A key change is that it is now possible for a foundation to seek a full fiduciary license to offer services including the formation, management or administration of trusts, and company or corporate administration. This is because the Law introduces a new definition of “Bailiwick body”, which includes a foundation. Previously, only companies or partnerships could apply for a full license, and foundations were unlikely to be included in those categories. This change provides welcome clarity for the sector and expands Guernsey’s fiduciary offering.
The Rules are much more detailed than the previous code of conduct, and include new requirements on handling client money that bring Guernsey’s regulatory regime into line with the Standard on the Regulation of Trust and Corporate Service Providers issued by the Group of International Finance Center Supervisors ( the GIFCS Standard).
Money held or received on behalf of a client or controlled by a licensed fiduciary in the course of carrying on a regulated activity under the Law must be held separately from the licensed fiduciary’s own money and another client’s money. This requirement does not apply to multi-member pension schemes or “pooled accounts”. However the “pooled accounts” exemption applies only in limited circumstances, for example to receive client funds immediately prior to opening a client bank account. Moreover, if a licensed fiduciary wishes to hold client monies in a pooled account, they are required to clearly and specifically agree this with the client.
There are a number of additional requirements, for example that the payment away of client monies must be subject to a dual signature regime, and that prior to holding or receiving any fiduciary client money into a client bank account, a licensed fiduciary must receive a written acknowledgment from the bank that the bank is not entitled to combine the account with any other account or exercise any right of set-off or counterclaim against money in the account in respect of a debt or other obligation owed to it by the licensee.
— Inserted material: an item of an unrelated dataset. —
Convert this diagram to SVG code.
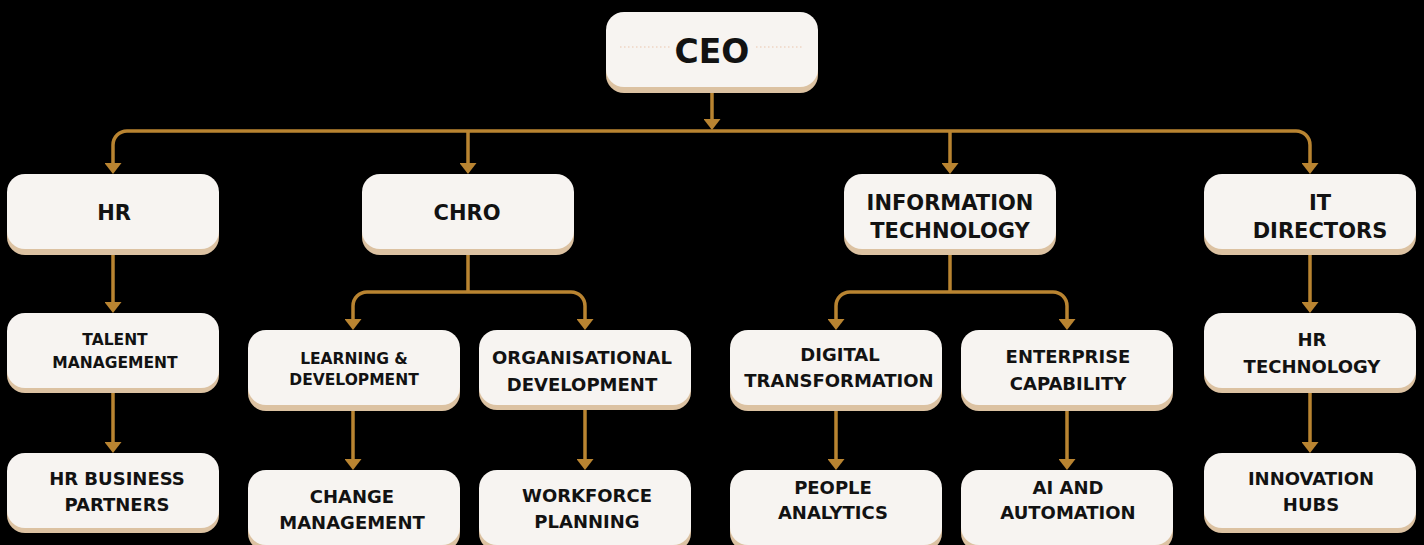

The Rules also state that a licensed fiduciary must not withdraw fiduciary client money to pay for outstanding fees unless permitted under the trust deed, the terms of business, or with the agreement of the client.
We have seen instances where the client money rules have come to the aid of a licensee or their client. In the context of a change of trustee or a termination request it can be helpful to be able to point to the Rules where, for example, an outgoing trustee seeks to hold onto client money to defray fees or expenses.
Terms of business
Whereas the previous code of conduct required licensees to agree a clear fee structure with their clients, the Rules are far more prescriptive. A licensed fiduciary must inform any person with whom it proposes to enter into a contract or agreement in respect of the provision of regulated activities, in writing, of its terms of business and must retain a record of that person’s agreement to those terms. The agreement has to include, among other things, a clear description of the services to be provided, the fees – including exit fees – to be charged, including the nature and scale of the fees and the basis of the calculation of those fees, a record of who is responsible for requests for action and how these are to be given, and the means of complaint. The requirement for clarity upfront should help to prevent disputes, including over fees.
Increased regulation can be burdensome for corporate trustees, but there are clear benefits for Guernsey’s fiduciary sector of having a regulatory regime that is not only aligned to international standards but reflects prevailing best practice. The Rules are specific and easy to understand which should help to prevent misunderstanding or disagreement between trustees and their clients.
The content of this article is intended to provide a general guide to the subject matter. Specialist advice should be sought about your specific circumstances.